Vendor accessibility verification questionnaire

Ask the right questions before you buy software or services. Exposes hidden accessibility risks, weak answers and vendor lip service long before contracts are signed. Make accessibility accountability part of procurement.

Who it's for

Procurement teams, security architects, and anyone signing off on third-party software — especially security tooling, IAM, MFA, and endpoint products.

When to use it

Issue with every RFP. Re-run on annual vendor reviews. Use it to make accessibility a contract clause, not a hope.

Why this matters

Most VPATs are written by marketing, not engineering. Vendors claim conformance they cannot demonstrate, and procurement teams have no easy way to test the claim.
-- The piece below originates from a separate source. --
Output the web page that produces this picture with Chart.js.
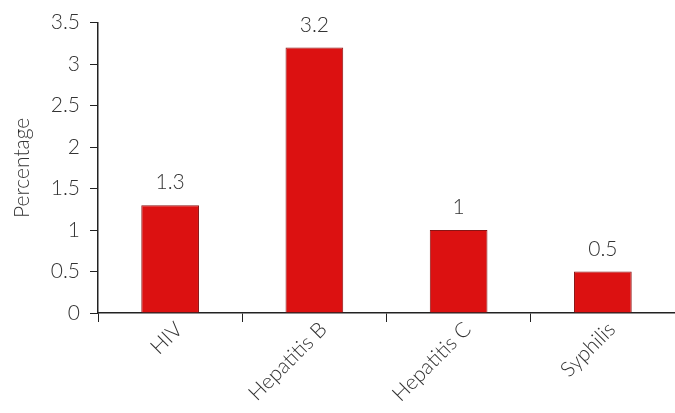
<!DOCTYPE html>
<html>
<head>
<meta charset="utf-8">
<script src="https://cdn.jsdelivr.net/npm/chart.js@4"></script>
<style>
  html, body { margin: 0; padding: 0; background: #fff; }
  #wrap { width: 675px; height: 413px; }
</style>
</head>
<body>
<div id="wrap"><canvas id="diseaseChart"></canvas></div>
<script>
const categories = ["HIV", "Hepatitis B", "Hepatitis C", "Syphilis"];
const percentages = [1.3, 3.2, 1, 0.5];
const yTicks = [0, 0.5, 1, 1.5, 2, 2.5, 3, 3.5];

const textColor = '#333333';
const fontFamily = 'Lato, "Open Sans", sans-serif';
const fontSize = 21;

// draws the value above each bar
const valueLabels = {
    id: 'valueLabels',
    afterDatasetsDraw(chart) {
        const ctx = chart.ctx;
        const meta = chart.getDatasetMeta(0);
        ctx.save();
        ctx.fillStyle = textColor;
        ctx.font = '300 ' + fontSize + 'px ' + fontFamily;
        ctx.textAlign = 'center';
        ctx.textBaseline = 'bottom';
        meta.data.forEach(function (bar, i) {
            ctx.fillText(String(percentages[i]), bar.x, bar.y - 12);
        });
        ctx.restore();
    }
};

const ctx = document.getElementById('diseaseChart').getContext('2d');
new Chart(ctx, {
    type: 'bar',
    data: {
        labels: categories,
        datasets: [{
            data: percentages,
            backgroundColor: '#dc1111',
            borderColor: '#8a1414',
            borderWidth: 1,
            barPercentage: 0.4,
            categoryPercentage: 1.0
        }]
    },
    options: {
        responsive: true,
        maintainAspectRatio: false,
        animation: false,
        layout: { padding: { top: 18, right: 0, bottom: 0, left: 0 } },
        plugins: {
            legend: { display: false },
            tooltip: { enabled: false }
        },
        scales: {
            x: {
                grid: {
                    display: true,
                    drawOnChartArea: false,
                    drawTicks: true,
                    tickLength: 9,
                    color: '#222',
                    offset: true
                },
                border: { display: true, color: '#222', width: 1.5 },
                ticks: {
                    color: textColor,
                    font: { family: fontFamily, size: fontSize, weight: 300 },
                    maxRotation: 45,
                    minRotation: 45,
                    padding: -5,
                    labelOffset: 9
                },
                afterFit(scale) { scale.height = 100; }
            },
            y: {
                min: 0,
                max: 3.5,
                afterBuildTicks(scale) {
                    scale.ticks = yTicks.map(v => ({ value: v }));
                },
                grid: {
                    display: true,
                    drawOnChartArea: false,
                    drawTicks: true,
                    tickLength: 8,
                    color: '#222'
                },
                border: { display: true, color: '#222', width: 1.5 },
                ticks: {
                    color: textColor,
                    font: { family: fontFamily, size: fontSize, weight: 300 },
                    padding: 10,
                    callback: v => String(v)
                },
                title: {
                    display: true,
                    text: 'Percentage',
                    color: textColor,
                    font: { family: fontFamily, size: fontSize, weight: 300 },
                    padding: { top: 10, bottom: 0 }
                },
                afterFit(scale) { scale.width = 98; }
            }
        }
    },
    plugins: [valueLabels]
});
</script>
</body>
</html>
The questionnaire forces specificity — and gives you a paper trail when things break in production.

What it covers

  • Evidence of testing — who tested it, when, with what assistive tech, and what they found.
  • Known limitations the vendor will admit to in writing.
  • Roadmap commitments with dates, not aspirations.
  • Support model when an employee can't use the product.
  • Contractual remedies if accessibility regresses after purchase.

How vendors react

The good ones thank you. The bad ones go quiet, send a generic VPAT, or escalate to your account manager. Both responses are useful information.

In practice

How to run it

  1. 1

    Send with the RFP — not after shortlisting. It will narrow your shortlist for you.

  2. 2

    Score answers as evidenced, claimed, or absent. Treat "claimed" as a risk item.

  3. 3

    Reference the questionnaire in the contract so the answers become enforceable.

  4. 4

    Re-issue on contract renewal. Things change — usually for the worse.